» **PROBLEM REQUIREMENTS**
Leaving out every picture, copy the lines of the data exactly, from the first through the line containing "var yTicks = [0, 20, 40, 60, 80, 100];".
== == ==
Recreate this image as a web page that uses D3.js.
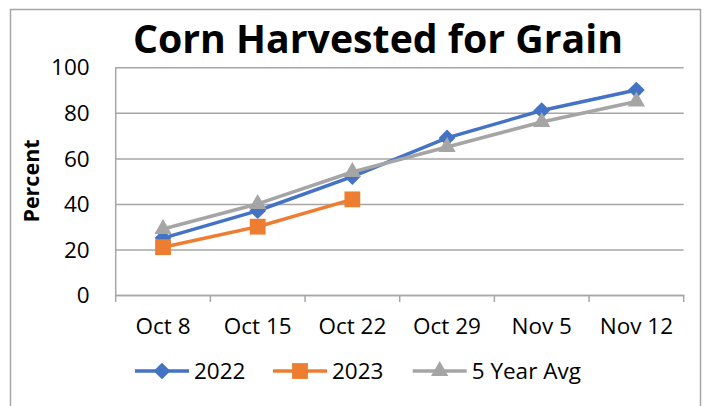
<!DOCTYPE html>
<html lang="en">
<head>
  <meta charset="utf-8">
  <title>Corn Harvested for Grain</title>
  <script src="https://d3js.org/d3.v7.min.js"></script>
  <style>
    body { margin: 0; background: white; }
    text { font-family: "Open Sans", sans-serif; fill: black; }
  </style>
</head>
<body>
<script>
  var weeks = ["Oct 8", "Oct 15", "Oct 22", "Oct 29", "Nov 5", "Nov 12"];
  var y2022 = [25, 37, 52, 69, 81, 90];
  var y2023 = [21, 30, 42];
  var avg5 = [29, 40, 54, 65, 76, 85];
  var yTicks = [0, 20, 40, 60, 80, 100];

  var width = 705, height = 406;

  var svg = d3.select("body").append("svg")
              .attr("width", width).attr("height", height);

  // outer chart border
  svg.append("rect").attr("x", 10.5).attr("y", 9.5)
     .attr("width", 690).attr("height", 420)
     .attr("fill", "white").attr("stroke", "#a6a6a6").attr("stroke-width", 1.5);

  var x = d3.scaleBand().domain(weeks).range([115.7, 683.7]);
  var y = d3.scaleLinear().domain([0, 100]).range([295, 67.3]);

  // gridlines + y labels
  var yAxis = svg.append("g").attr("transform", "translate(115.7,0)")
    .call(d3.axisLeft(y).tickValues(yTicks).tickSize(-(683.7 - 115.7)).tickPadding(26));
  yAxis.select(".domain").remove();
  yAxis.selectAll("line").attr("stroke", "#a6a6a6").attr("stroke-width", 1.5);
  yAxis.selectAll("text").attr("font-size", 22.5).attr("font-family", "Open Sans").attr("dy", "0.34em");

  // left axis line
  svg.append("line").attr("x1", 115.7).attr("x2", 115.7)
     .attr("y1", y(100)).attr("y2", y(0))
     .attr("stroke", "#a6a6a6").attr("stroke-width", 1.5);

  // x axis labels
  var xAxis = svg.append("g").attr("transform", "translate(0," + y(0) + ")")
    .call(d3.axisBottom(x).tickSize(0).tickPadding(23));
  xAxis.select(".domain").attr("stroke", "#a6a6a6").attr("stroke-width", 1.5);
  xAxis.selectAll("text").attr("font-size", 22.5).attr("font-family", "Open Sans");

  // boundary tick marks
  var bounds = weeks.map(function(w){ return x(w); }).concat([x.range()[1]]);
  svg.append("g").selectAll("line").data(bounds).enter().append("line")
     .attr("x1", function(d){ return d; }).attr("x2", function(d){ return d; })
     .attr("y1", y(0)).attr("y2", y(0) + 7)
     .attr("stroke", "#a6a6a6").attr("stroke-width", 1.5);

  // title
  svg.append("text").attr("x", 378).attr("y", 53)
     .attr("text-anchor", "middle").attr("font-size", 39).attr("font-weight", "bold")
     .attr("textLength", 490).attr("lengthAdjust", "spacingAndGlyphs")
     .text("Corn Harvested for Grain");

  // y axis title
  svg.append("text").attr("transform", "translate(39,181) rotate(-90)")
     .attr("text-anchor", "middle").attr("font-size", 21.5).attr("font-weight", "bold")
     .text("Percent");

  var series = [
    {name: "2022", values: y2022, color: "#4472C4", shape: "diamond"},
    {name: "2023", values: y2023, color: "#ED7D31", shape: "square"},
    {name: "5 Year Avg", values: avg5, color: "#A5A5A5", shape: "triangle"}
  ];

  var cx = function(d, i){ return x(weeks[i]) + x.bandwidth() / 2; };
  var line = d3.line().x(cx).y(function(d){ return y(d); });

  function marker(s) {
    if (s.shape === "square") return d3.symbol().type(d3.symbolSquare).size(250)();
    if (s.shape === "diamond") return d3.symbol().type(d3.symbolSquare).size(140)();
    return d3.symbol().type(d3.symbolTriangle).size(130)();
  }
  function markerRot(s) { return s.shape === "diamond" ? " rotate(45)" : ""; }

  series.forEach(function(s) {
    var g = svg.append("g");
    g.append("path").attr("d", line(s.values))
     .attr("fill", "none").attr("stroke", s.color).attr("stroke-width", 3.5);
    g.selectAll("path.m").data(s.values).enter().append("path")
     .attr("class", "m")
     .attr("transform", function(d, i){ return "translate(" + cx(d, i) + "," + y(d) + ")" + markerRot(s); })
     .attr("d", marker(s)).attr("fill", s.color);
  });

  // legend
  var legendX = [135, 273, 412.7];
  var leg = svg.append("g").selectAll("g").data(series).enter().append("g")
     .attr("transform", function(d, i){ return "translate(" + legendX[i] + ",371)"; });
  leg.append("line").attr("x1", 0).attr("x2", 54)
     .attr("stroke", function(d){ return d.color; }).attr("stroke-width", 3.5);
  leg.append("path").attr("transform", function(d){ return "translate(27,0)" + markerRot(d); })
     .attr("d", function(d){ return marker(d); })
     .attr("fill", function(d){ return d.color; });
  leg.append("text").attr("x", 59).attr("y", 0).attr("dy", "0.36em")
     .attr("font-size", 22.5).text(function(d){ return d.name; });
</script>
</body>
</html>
== == ==
» **SOLVED PROBLEM**
Recreate this image as a web page that uses D3.js.
<!DOCTYPE html>
<html lang="en">
<head>
  <meta charset="utf-8">
  <title>Corn Harvested for Grain</title>
  <script src="https://d3js.org/d3.v7.min.js"></script>
  <style>
    body { margin: 0; background: white; }
    text { font-family: "Open Sans", sans-serif; fill: black; }
  </style>
</head>
<body>
<script>
  var weeks = ["Oct 8", "Oct 15", "Oct 22", "Oct 29", "Nov 5", "Nov 12"];
  var y2022 = [25, 37, 52, 69, 81, 90];
  var y2023 = [21, 30, 42];
  var avg5 = [29, 40, 54, 65, 76, 85];
  var yTicks = [0, 20, 40, 60, 80, 100];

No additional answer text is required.